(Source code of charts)
##############################
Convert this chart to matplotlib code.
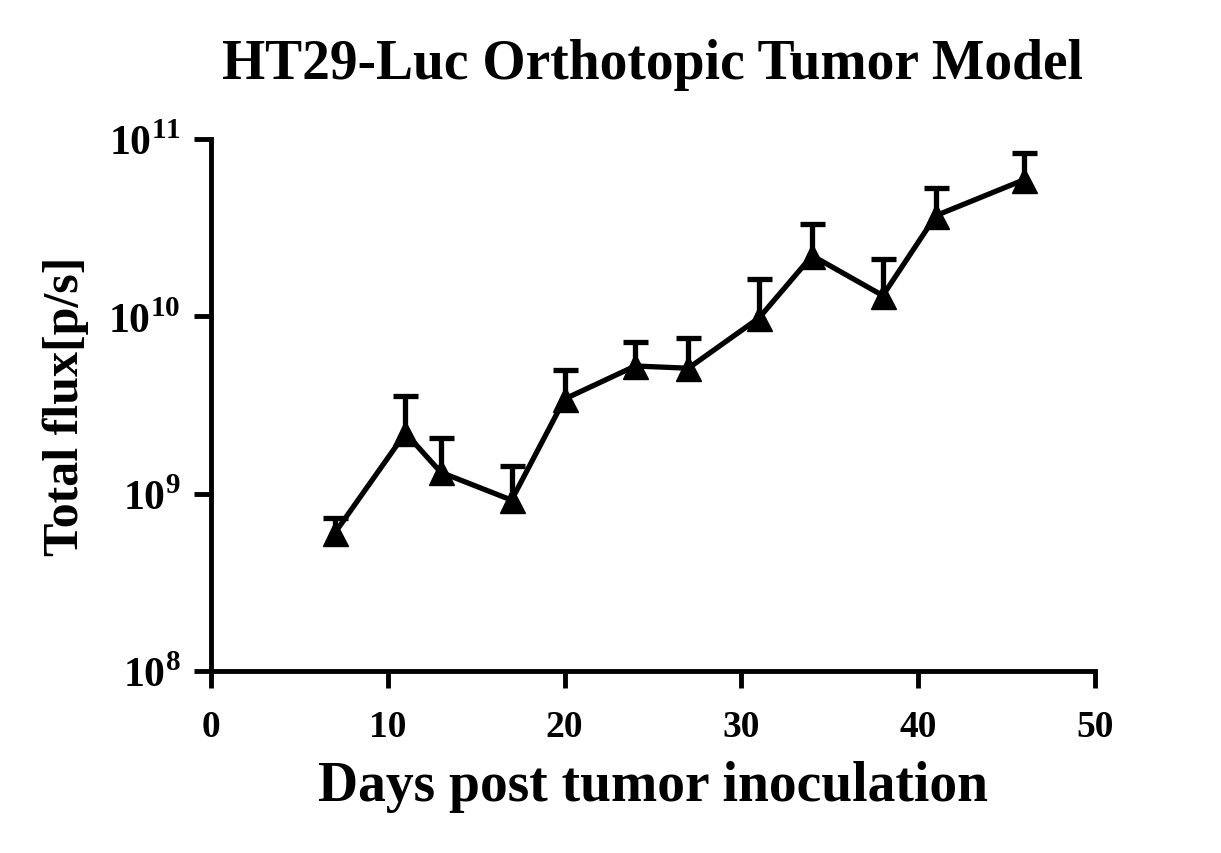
import matplotlib
matplotlib.use("Agg")
import matplotlib.pyplot as plt
from matplotlib.ticker import FixedLocator, NullLocator

plt.rcParams['font.family'] = ['Liberation Serif', 'DejaVu Serif']
plt.rcParams['font.weight'] = 'bold'
plt.rcParams['mathtext.fontset'] = 'custom'
plt.rcParams['mathtext.rm'] = 'Liberation Serif:bold'
plt.rcParams['mathtext.bf'] = 'Liberation Serif:bold'

# days post inoculation, mean flux and upper error (SEM)
days = [7, 11, 13, 17, 20, 24, 27, 31, 34, 38, 41, 46]
flux = [6.0e8, 2.2e9, 1.32e9, 9.2e8, 3.42e9, 5.25e9, 5.1e9, 9.8e9, 2.2e10, 1.31e10, 3.7e10, 5.9e10]
flux_top = [7.3e8, 3.55e9, 2.05e9, 1.44e9, 5.0e9, 7.2e9, 7.6e9, 1.62e10, 3.3e10, 2.12e10, 5.3e10, 8.3e10]
x_ticks = [0, 10, 20, 30, 40, 50]
y_ticks = [1e8, 1e9, 1e10, 1e11]
y_tick_labels = [r'$10^{8}$', r'$10^{9}$', r'$10^{10}$', r'$10^{11}$']

upper = [t - f for t, f in zip(flux_top, flux)]
lower = [0] * len(flux)

fig = plt.figure(figsize=(12.21, 8.54), dpi=100)
ax = fig.add_axes([0.1728, 0.2131, 0.7240, 0.6229])

eb = ax.errorbar(days, flux, yerr=[lower, upper], fmt='none', ecolor='black',
                 elinewidth=3.8, capsize=9, capthick=3.8, zorder=2)
# only the upper half of the error bar is shown
eb[1][0].set_visible(False)
ax.plot(days, flux, color='black', lw=3.8, marker='^', markersize=18, zorder=3)

ax.set_yscale('log')
ax.set_xlim(0, 50)
ax.set_ylim(1e8, 1e11)
ax.xaxis.set_major_locator(FixedLocator(x_ticks))
ax.set_yticks(y_ticks)
ax.set_yticklabels(y_tick_labels)
ax.yaxis.set_minor_locator(NullLocator())

for s in ['top', 'right']:
    ax.spines[s].set_visible(False)
for s in ['left', 'bottom']:
    ax.spines[s].set_linewidth(3.5)
ax.tick_params(axis='both', width=3.5, length=12, direction='out')
ax.tick_params(axis='x', labelsize=27, pad=15)
ax.tick_params(axis='y', labelsize=30, pad=10)

ax.set_xlabel('Days post tumor inoculation', fontsize=40, fontweight='bold', labelpad=12)
ax.set_ylabel('Total flux[p/s]', fontsize=36, fontweight='bold', labelpad=14)
ax.set_title('HT29-Luc Orthotopic Tumor Model', fontsize=40, fontweight='bold', pad=44)

fig.savefig('out.png', dpi=100)
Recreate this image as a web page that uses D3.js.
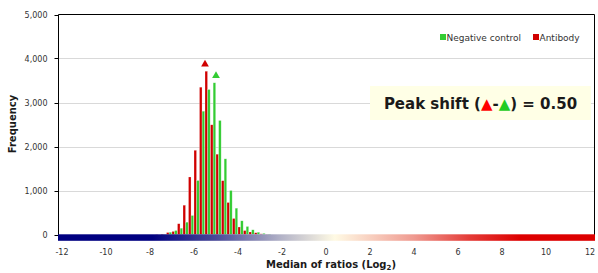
##############################
→ **Written instruction**: Reproduce all the records verbatim, excluding images.

→ **Task answer**:
Convert this chart to matplotlib code.
import matplotlib
matplotlib.use("Agg")
import matplotlib.pyplot as plt
from matplotlib.ticker import FixedLocator, NullLocator

plt.rcParams['font.family'] = ['Liberation Serif', 'DejaVu Serif']
plt.rcParams['font.weight'] = 'bold'
plt.rcParams['mathtext.fontset'] = 'custom'
plt.rcParams['mathtext.rm'] = 'Liberation Serif:bold'
plt.rcParams['mathtext.bf'] = 'Liberation Serif:bold'

# days post inoculation, mean flux and upper error (SEM)
days = [7, 11, 13, 17, 20, 24, 27, 31, 34, 38, 41, 46]
flux = [6.0e8, 2.2e9, 1.32e9, 9.2e8, 3.42e9, 5.25e9, 5.1e9, 9.8e9, 2.2e10, 1.31e10, 3.7e10, 5.9e10]
flux_top = [7.3e8, 3.55e9, 2.05e9, 1.44e9, 5.0e9, 7.2e9, 7.6e9, 1.62e10, 3.3e10, 2.12e10, 5.3e10, 8.3e10]
x_ticks = [0, 10, 20, 30, 40, 50]
y_ticks = [1e8, 1e9, 1e10, 1e11]
y_tick_labels = [r'$10^{8}$', r'$10^{9}$', r'$10^{10}$', r'$10^{11}$']

upper = [t - f for t, f in zip(flux_top, flux)]
lower = [0] * len(flux)

fig = plt.figure(figsize=(12.21, 8.54), dpi=100)
ax = fig.add_axes([0.1728, 0.2131, 0.7240, 0.6229])

eb = ax.errorbar(days, flux, yerr=[lower, upper], fmt='none', ecolor='black',
                 elinewidth=3.8, capsize=9, capthick=3.8, zorder=2)
# only the upper half of the error bar is shown
eb[1][0].set_visible(False)
ax.plot(days, flux, color='black', lw=3.8, marker='^', markersize=18, zorder=3)

ax.set_yscale('log')
ax.set_xlim(0, 50)
ax.set_ylim(1e8, 1e11)
ax.xaxis.set_major_locator(FixedLocator(x_ticks))
ax.set_yticks(y_ticks)
ax.set_yticklabels(y_tick_labels)
ax.yaxis.set_minor_locator(NullLocator())

for s in ['top', 'right']:
    ax.spines[s].set_visible(False)
for s in ['left', 'bottom']:
    ax.spines[s].set_linewidth(3.5)
ax.tick_params(axis='both', width=3.5, length=12, direction='out')
ax.tick_params(axis='x', labelsize=27, pad=15)
ax.tick_params(axis='y', labelsize=30, pad=10)

ax.set_xlabel('Days post tumor inoculation', fontsize=40, fontweight='bold', labelpad=12)
ax.set_ylabel('Total flux[p/s]', fontsize=36, fontweight='bold', labelpad=14)
ax.set_title('HT29-Luc Orthotopic Tumor Model', fontsize=40, fontweight='bold', pad=44)

fig.savefig('out.png', dpi=100)
Recreate this image as a web page that uses D3.js.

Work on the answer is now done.